Собственно говоря, Пригов сам не раз артикулирует внутреннюю логику таких высказываний, впрочем, неизменно оставаясь в зоне пародийно воспроизводимого «чужого» дискурса. Особенно примечательны в этом отношении тексты из цикла «Что может значить» (1997; включены в раздел «Максимы»), среди которых встречаются, например, такие:
Что можно сказать о сумеречных зонах? – ну, это так называемые зоны неразличения, пограничные зоны, зоны непринадлежания (…) то есть мерцательности, говорения-неговорения, Двайты-Адвайты и одновременно все же именно то, о чем здесь говорится
Что значит: заполнить пустотой? – да практически ничего, просто некую пущую пустоту заполнить данной, которая по сравнению с иной оказывается и не такой уж пустотой, либо в отрицательном смысле имеет положительное действие, то есть подразумевает опустошение
Что может значить: апеллировать к истине? – это уж, действительно, практически, ничего не значит, кроме того, что предполагается наличие некой, общей для всех, даже перед лицом кого это все происходит, общей истины, что, понятно, чистый абсурд, но сама интенция обладает некой степенью изначальной убедительности и обращение к ней самому обращающемуся придает значительную степень уверенности в общезначимости своих апелляций, что несомненно имеет воздействие на противостоящую сторону
Все эти максимы, хоть и пародируют научный дискурс, тем не менее, в полной мере демонстрируют сам принцип, лежащий в основе их риторики – и шире, в основе приговской политики субъективности. А именно: методичный подрыв дискурса парадоксально сочетается с достижением его прямых задач. На первый взгляд, «пустое» высказывание «оказывается не такой уж пустотой», если оценивать его по его политическому эффекту – прежде всего, по воздействию на другие высказывания и дискурсы. Сознание отсутствия «общей истины» не мешает использовать апелляцию к последней в качестве инструмента, усиливающего убедительность собственного высказывания и т. п. Строго говоря, это и есть мерцательность, которая уже упоминалась не однажды. Но смысл ее по отношению к политике субъективности означает то, что целенаправленное обнажение и подрыв дискурсивных «заимствований», из которых складывается современный субъект, может стать способом построения вполне самостоятельной субъективной политики; что отказ от цельности способен стать основой цельной позиции; что трикстерское высмеивание всех «апелляций к истине», при последовательности осуществления, само вырастает до утверждения истины.

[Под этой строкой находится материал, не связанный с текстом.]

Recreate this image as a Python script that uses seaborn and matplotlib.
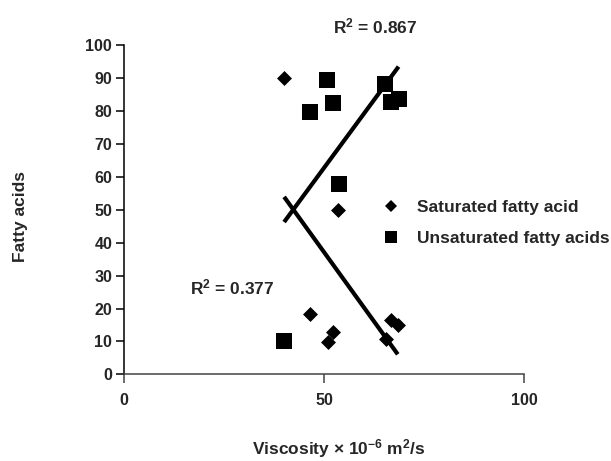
import matplotlib
matplotlib.use("Agg")
import matplotlib.pyplot as plt
from matplotlib.lines import Line2D
import seaborn as sns
import pandas as pd

# Data
sat_x = [40.0, 53.4, 46.5, 52.3, 51.0, 65.5, 66.7, 68.4]
sat_y = [90.0, 50.0, 18.2, 12.8, 9.8, 10.6, 16.4, 15.0]
unsat_x = [40.0, 46.5, 50.8, 52.3, 53.6, 65.1, 66.7, 68.6]
unsat_y = [10.0, 79.7, 89.5, 82.5, 57.8, 88.3, 82.7, 83.7]
series_labels = ["Saturated fatty acid", "Unsaturated fatty acids"]
r2_labels = ["R$^{2}$ = 0.867", "R$^{2}$ = 0.377"]
x_ticks = [0, 50, 100]
y_ticks = list(range(0, 101, 10))

sns.set_theme(style="ticks")
plt.rcParams["font.family"] = ["Liberation Sans", "DejaVu Sans"]
plt.rcParams["font.weight"] = "bold"
plt.rcParams["mathtext.fontset"] = "custom"
plt.rcParams["mathtext.rm"] = "Liberation Sans:bold"
plt.rcParams["mathtext.bf"] = "Liberation Sans:bold"
plt.rcParams["mathtext.default"] = "rm"

sat = pd.DataFrame({"x": sat_x, "y": sat_y})
unsat = pd.DataFrame({"x": unsat_x, "y": unsat_y})

fig = plt.figure(figsize=(6.11, 4.61), dpi=100)
ax = fig.add_axes([0.203, 0.188, 0.655, 0.714])

sns.scatterplot(data=sat, x="x", y="y", marker="D", s=58, color="black",
                linewidth=0, ax=ax, clip_on=False, zorder=3)
sns.scatterplot(data=unsat, x="x", y="y", marker="s", s=132, color="black",
                linewidth=0, ax=ax, clip_on=False, zorder=3)
sns.regplot(data=unsat, x="x", y="y", scatter=False, ci=None, color="black",
            line_kws={"lw": 3, "solid_capstyle": "butt"}, ax=ax)
sns.regplot(data=sat, x="x", y="y", scatter=False, ci=None, color="black",
            line_kws={"lw": 3, "solid_capstyle": "butt"}, ax=ax)

ax.set_xlim(0, 100)
ax.set_ylim(0, 100)
ax.set_xticks(x_ticks)
ax.set_yticks(y_ticks)
ax.tick_params(axis="both", labelsize=11.5, width=1.1)
ax.tick_params(axis="x", length=6.5, pad=7, color="#444444")
ax.tick_params(axis="y", length=6, pad=2.5, color="black")
for lab in ax.get_xticklabels() + ax.get_yticklabels():
    lab.set_fontweight("bold")
sns.despine(ax=ax)
ax.spines["left"].set_color("black")
ax.spines["left"].set_linewidth(1.1)
ax.spines["bottom"].set_color("#444444")
ax.spines["bottom"].set_linewidth(1.1)

ax.set_xlabel("Viscosity \u00d7 10$^{\u22126}$ m$^{2}$/s", fontsize=12.5,
              fontweight="bold")
ax.set_ylabel("Fatty acids", fontsize=12.5, fontweight="bold")
ax.xaxis.set_label_coords(0.537, -0.225)
ax.xaxis.label.set_va("center")
ax.yaxis.set_label_coords(-0.258, 0.48)
ax.yaxis.label.set_va("center")

ax.text(62.75, 105.8, r2_labels[0], fontsize=12.5, fontweight="bold",
        ha="center", va="center", clip_on=False)
ax.text(27.0, 26.4, r2_labels[1], fontsize=12.5, fontweight="bold",
        ha="center", va="center", clip_on=False)

handles = [
    Line2D([], [], marker="D", ls="none", color="black", markersize=6.1,
           markeredgewidth=0),
    Line2D([], [], marker="s", ls="none", color="black", markersize=8.6,
           markeredgewidth=0),
]
ax.legend(handles, series_labels, loc="upper left",
          bbox_to_anchor=(0.645, 0.53), frameon=False, borderpad=0,
          borderaxespad=0, handlelength=1.0, handletextpad=1.0,
          labelspacing=0.9, prop={"size": 12.5, "weight": "bold"})

fig.savefig("out.png", dpi=100)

Приложима ли эта логика к поэзии Пригова? Думается, да. Неслучайно в своих поздних стихах Пригов часто возвращается к «возможности прямого и искреннего высказывания» – с необходимой оговоркой: «я, естественно, не говорю о чистой, невинной и невменяемой лирике» (предуведомление к сборнику «Возвращенная лирика», 2002). Он (тщетно) ищет грамматические структуры, обеспечивающие «процедуру грамматической и интонационной незаинтересованности» и даже пишет стихи «не для чтения» (вполне сознавая лукавство такого хода). Наиболее убедительным, впрочем, представляется такое самоопределение из предуведомления к сборнику «Почти ничего» (2003): «Классической интенцией классического поэта было создать некий незыблемый шедевр, переживающий все и всех на свете и светящийся одиноко среди исчезнувшей вселенной… Мои же слабые амбиции простираются ровно в противоположном направлении. Стихотворение должно уничтожаться, самоиспаряться в конце. Исчезать. Должен оставаться легкий дымок воспоминаний о чьем-то будто бы существовании. И снова, снова… Посему и такое огромное их количество, как актов, подтверждающих невозможность утвердиться».

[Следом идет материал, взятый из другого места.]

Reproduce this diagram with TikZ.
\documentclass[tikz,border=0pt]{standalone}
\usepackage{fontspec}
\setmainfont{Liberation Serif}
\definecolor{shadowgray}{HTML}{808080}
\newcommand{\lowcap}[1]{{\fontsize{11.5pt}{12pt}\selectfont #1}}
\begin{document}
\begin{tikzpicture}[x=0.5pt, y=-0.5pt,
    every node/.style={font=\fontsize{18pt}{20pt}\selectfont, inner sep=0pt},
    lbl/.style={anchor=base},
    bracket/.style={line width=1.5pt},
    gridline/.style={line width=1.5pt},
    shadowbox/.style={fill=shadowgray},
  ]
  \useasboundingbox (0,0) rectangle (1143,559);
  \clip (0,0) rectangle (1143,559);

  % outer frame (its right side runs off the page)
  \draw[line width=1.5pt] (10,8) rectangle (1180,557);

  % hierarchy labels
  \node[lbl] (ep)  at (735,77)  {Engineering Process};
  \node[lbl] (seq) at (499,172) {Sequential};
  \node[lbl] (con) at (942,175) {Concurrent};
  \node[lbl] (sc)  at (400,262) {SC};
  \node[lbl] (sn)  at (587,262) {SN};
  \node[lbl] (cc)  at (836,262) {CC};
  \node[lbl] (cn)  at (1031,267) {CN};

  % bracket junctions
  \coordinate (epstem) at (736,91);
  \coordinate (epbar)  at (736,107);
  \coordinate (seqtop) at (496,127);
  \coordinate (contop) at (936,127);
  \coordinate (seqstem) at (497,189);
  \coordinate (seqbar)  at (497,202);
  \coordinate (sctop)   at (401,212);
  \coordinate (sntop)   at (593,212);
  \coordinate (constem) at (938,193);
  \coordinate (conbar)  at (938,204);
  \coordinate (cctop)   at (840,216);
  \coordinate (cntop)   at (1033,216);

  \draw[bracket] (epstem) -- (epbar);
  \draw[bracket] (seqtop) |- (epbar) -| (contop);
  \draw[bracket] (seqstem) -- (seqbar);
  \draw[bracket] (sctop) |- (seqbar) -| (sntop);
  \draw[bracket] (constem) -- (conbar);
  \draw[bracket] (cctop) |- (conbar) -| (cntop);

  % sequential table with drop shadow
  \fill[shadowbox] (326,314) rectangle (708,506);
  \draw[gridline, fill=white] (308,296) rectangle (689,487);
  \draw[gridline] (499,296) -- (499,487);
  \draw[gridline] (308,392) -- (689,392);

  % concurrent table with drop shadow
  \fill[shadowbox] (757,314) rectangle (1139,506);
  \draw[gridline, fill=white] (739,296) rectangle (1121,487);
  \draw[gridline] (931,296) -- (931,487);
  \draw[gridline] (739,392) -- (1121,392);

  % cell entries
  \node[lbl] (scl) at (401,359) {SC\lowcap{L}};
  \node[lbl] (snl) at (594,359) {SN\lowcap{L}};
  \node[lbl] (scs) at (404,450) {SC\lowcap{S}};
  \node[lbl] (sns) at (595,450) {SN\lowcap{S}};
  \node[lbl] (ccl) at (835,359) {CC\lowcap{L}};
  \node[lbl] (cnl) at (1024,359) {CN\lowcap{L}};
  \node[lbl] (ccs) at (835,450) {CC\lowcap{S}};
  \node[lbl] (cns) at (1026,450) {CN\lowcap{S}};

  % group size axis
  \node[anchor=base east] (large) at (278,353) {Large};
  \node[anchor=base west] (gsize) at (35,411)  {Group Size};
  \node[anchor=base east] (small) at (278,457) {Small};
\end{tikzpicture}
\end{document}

Эта интенция действительно прослеживается во многих текстах Пригова, она объясняет обязательное наличие снижающей или комической, но, как правило, нарушающей ритм стихотворения концовки. Но за этой а-стуктурной структурой стоит и глубокое философское сознание, рифмующееся и с «Катей китайской» и, как всегда, воплощенное Приговым без пафоса и с самоироничным смирением.

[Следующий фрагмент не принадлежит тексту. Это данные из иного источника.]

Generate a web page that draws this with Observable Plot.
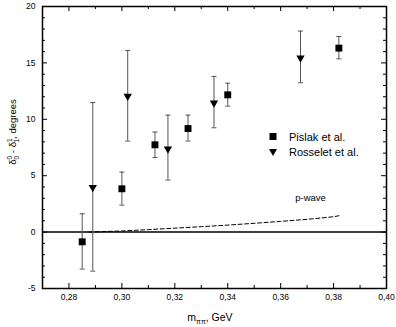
<!DOCTYPE html>
<html>
<head>
<meta charset="utf-8">
<script src="https://cdn.jsdelivr.net/npm/d3@7"></script>
<script src="https://cdn.jsdelivr.net/npm/@observablehq/plot@0.6"></script>
<style>
  html, body { margin: 0; padding: 0; background: white; }
  #chart { width: 396px; height: 327px; }
</style>
</head>
<body>
<div id="chart"></div>
<script>
// ---- data ----
const pislakX  = [0.285, 0.300, 0.3125, 0.325, 0.340, 0.382];
const pislakY  = [-0.86, 3.84, 7.74, 9.18, 12.17, 16.31];
const pislakHi = [1.62, 5.32, 8.87, 10.37, 13.20, 17.34];
const pislakLo = [-3.28, 2.39, 6.61, 8.07, 11.17, 15.36];

const rosseletX  = [0.289, 0.3022, 0.3174, 0.3348, 0.3675];
const rosseletY  = [3.96, 12.05, 7.38, 11.46, 15.45];
const rosseletHi = [11.49, 16.10, 10.37, 13.80, 17.82];
const rosseletLo = [-3.46, 8.07, 4.61, 9.25, 13.24];

const pwaveX = [0.2875, 0.29, 0.30, 0.31, 0.32, 0.33, 0.34, 0.35, 0.36, 0.37, 0.38, 0.382];
const pwaveY = [0, 0.02, 0.10, 0.22, 0.35, 0.48, 0.62, 0.78, 0.95, 1.13, 1.36, 1.45];

const xMajor = [0.28, 0.30, 0.32, 0.34, 0.36, 0.38, 0.40];
const xMinor = [0.27, 0.29, 0.31, 0.33, 0.35, 0.37, 0.39];
const yMajor = [-5, 0, 5, 10, 15, 20];
const yMinor = [-4, -3, -2, -1, 1, 2, 3, 4, 6, 7, 8, 9, 11, 12, 13, 14, 16, 17, 18, 19];

const seriesNames = ["Pislak et al.", "Rosselet et al."];
const pwaveLabel = "p-wave";

// ---- tables ----
const pislak = pislakX.map((x, i) => ({x, y: pislakY[i], hi: pislakHi[i], lo: pislakLo[i]}));
const rosselet = rosseletX.map((x, i) => ({x, y: rosseletY[i], hi: rosseletHi[i], lo: rosseletLo[i]}));
const pwave = pwaveX.map((x, i) => ({x, y: pwaveY[i]}));
const allPts = pislak.concat(rosselet);

const capSymbol = {
  draw(context, size) {
    const w = Math.sqrt(size / Math.PI);
    context.moveTo(-w, 0);
    context.lineTo(w, 0);
  }
};

const W = 396, H = 327, ML = 42, MR = 10, MT = 6, MB = 39;
const FW = W - ML - MR, FH = H - MT - MB;
const errColor = "#555";

const svg = Plot.plot({
  width: W, height: H,
  marginLeft: ML, marginRight: MR, marginTop: MT, marginBottom: MB,
  x: {domain: [0.27, 0.40]},
  y: {domain: [-5, 20]},
  style: {fontFamily: "'Liberation Sans', Arial, sans-serif", fontSize: "8.5px", background: "white", color: "black"},
  marks: [
    // tick marks, inward, all four sides
    Plot.ruleX(xMajor, {x: d => d, insetTop: FH - 5, stroke: "black"}),
    Plot.ruleX(xMinor, {x: d => d, insetTop: FH - 3, stroke: "black"}),
    Plot.ruleX(xMajor, {x: d => d, insetBottom: FH - 5, stroke: "black"}),
    Plot.ruleX(xMinor, {x: d => d, insetBottom: FH - 3, stroke: "black"}),
    Plot.ruleY(yMajor, {y: d => d, insetRight: FW - 5, stroke: "black"}),
    Plot.ruleY(yMinor, {y: d => d, insetRight: FW - 3, stroke: "black"}),
    Plot.ruleY(yMajor, {y: d => d, insetLeft: FW - 5, stroke: "black"}),
    Plot.ruleY(yMinor, {y: d => d, insetLeft: FW - 3, stroke: "black"}),
    // tick labels
    Plot.axisX(xMajor, {tickSize: 0, tickPadding: 5, label: null, tickFormat: d => d.toFixed(2).replace(".", ",")}),
    Plot.axisY(yMajor, {tickSize: 0, tickPadding: 7, label: null, tickFormat: d => String(d)}),
    // zero line
    Plot.ruleY([0], {stroke: "black", strokeWidth: 1.5}),
    // p-wave
    Plot.line(pwave, {x: "x", y: "y", stroke: "black", strokeWidth: 1, strokeDasharray: "4,2.5"}),
    Plot.text([pwaveLabel], {x: 0.3713, y: 3.05, text: d => d, fontSize: 9.5}),
    // error bars
    Plot.ruleX(allPts, {x: "x", y1: "lo", y2: "hi", stroke: errColor, strokeWidth: 1}),
    Plot.dot(allPts, {x: "x", y: "hi", symbol: capSymbol, r: 2.5, stroke: errColor, strokeWidth: 1, fill: "none"}),
    Plot.dot(allPts, {x: "x", y: "lo", symbol: capSymbol, r: 2.5, stroke: errColor, strokeWidth: 1, fill: "none"}),
    // markers
    Plot.dot(pislak, {x: "x", y: "y", symbol: "square", r: 3.9, fill: "black", stroke: "none"}),
    Plot.dot(rosselet, {x: "x", y: "y", symbol: "triangle", r: 3.1, rotate: 180, fill: "black", stroke: "none"}),
    Plot.frame({stroke: "black", strokeWidth: 1.5})
  ]
});

const root = d3.select(svg);
const ff = "'Liberation Sans', Arial, sans-serif";

// y label: δ_0^0 - δ_1^1, degrees
const yl = root.append("text")
  .attr("transform", "translate(16,132) rotate(-90)")
  .attr("text-anchor", "middle")
  .attr("font-family", ff)
  .attr("font-size", 9.5)
  .attr("fill", "black");
yl.append("tspan").text("δ");
yl.append("tspan").attr("font-size", 6.5).attr("dy", -4).text("0");
yl.append("tspan").attr("font-size", 6.5).attr("dx", -3.6).attr("dy", 7).text("0");
yl.append("tspan").attr("dy", -3).text(" - δ");
yl.append("tspan").attr("font-size", 6.5).attr("dy", -4).text("1");
yl.append("tspan").attr("font-size", 6.5).attr("dx", -3.6).attr("dy", 7).text("1");
yl.append("tspan").attr("dy", -3).text(", degrees");

// x label: m_ππ, GeV
const xl = root.append("text")
  .attr("x", 210).attr("y", 321)
  .attr("text-anchor", "middle")
  .attr("font-family", ff)
  .attr("font-size", 10.5)
  .attr("fill", "black");
xl.append("tspan").text("m");
xl.append("tspan").attr("font-size", 7).attr("dy", 2.5).text("ππ");
xl.append("tspan").attr("dy", -2.5).text(", GeV");

// legend
const lg = root.append("g").attr("font-family", ff).attr("font-size", 11).attr("text-anchor", "start");
lg.append("rect").attr("x", 269.5).attr("y", 133).attr("width", 7).attr("height", 7).attr("fill", "black");
lg.append("path").attr("d", "M269,149 L277,149 L273,156 Z").attr("fill", "black");
lg.append("text").attr("x", 289).attr("y", 140.5).attr("text-anchor", "start").text(seriesNames[0]);
lg.append("text").attr("x", 289).attr("y", 156).attr("text-anchor", "start").text(seriesNames[1]);

document.getElementById("chart").appendChild(svg);
</script>
</body>
</html>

С одной стороны, его философия доводит до конца постмодернистскую критику абсолютов, что самим Приговым определяется как «партизанский логос»:
Сжигать все до последней птицы
И убегать в свою берлогу —
Такой вот партизанский принцип
И выше – партизанский логос
Не то, чтобы здесь всякий занят
Подобным, но мы партизане
Отчасти
Все
Отчасти
Кроме тех редких, кто полностью
С другой, она вызывает в памяти барочное Vanitas – тщету человеческих усилий; только у Пригова эта аллегорическая фигура, ухмыляясь, указывает на неизбежное исчезновение, стирание, размывание под потоком времени любой власти, любого смысла, любого значения, любых убеждений – короче говоря, любой «монады» (тоже, впрочем, барочная категория). Это очень горькая философия, но за ней стоит радикальный отказ от наивности и самообмана. Именно способность Пригова смешно писать об этом пределе современного сознания определяет неповторимую интонацию, без преувеличения, шедевров его поздней, самоиспаряющейся лирики:
Вот в Беляево, скажем, иль ниже
Я стою прислонившись к плетню
И думаю:
Вот старушку я разве обижу? —
Обидишь, обидишь! – Вот ребенка ли уроню? —
Уронишь, уронишь!
Что за голос тяжелый и мрачный
Среди ясного летнего дня
Я в смятении оборачиваюсь
Никого, вроде, кроме меня
Не наличествует
И я прихожу в еще большее смятение.
Собака лает, дождик сыпет
Окрестность капель мелкой сыпью
Покрыта, пробегает дрожь
И шопот слышен вдруг: Не трожь
Не трогай меня
В минуту моей слабости
С папой в магазин идем
Там всего безумно много
А мы немногое берем
Этого и иного
Так рублей на двадцать в сумме
Папа, где ты? – А папа умер
Давно
Очень давно
Когда еще такие мощные деньги были
Вот все Макдональдсы поносят
А я, признаться, так люблю
Зайти – сижу, мне внук приносит
Бигмак и чипсы, я беру
Его кудрявую головку
И в лоб целую так неловко
И мы едим
Это и есть «искусство предпоследних истин» – ведь именно так Пригов определял поэзию.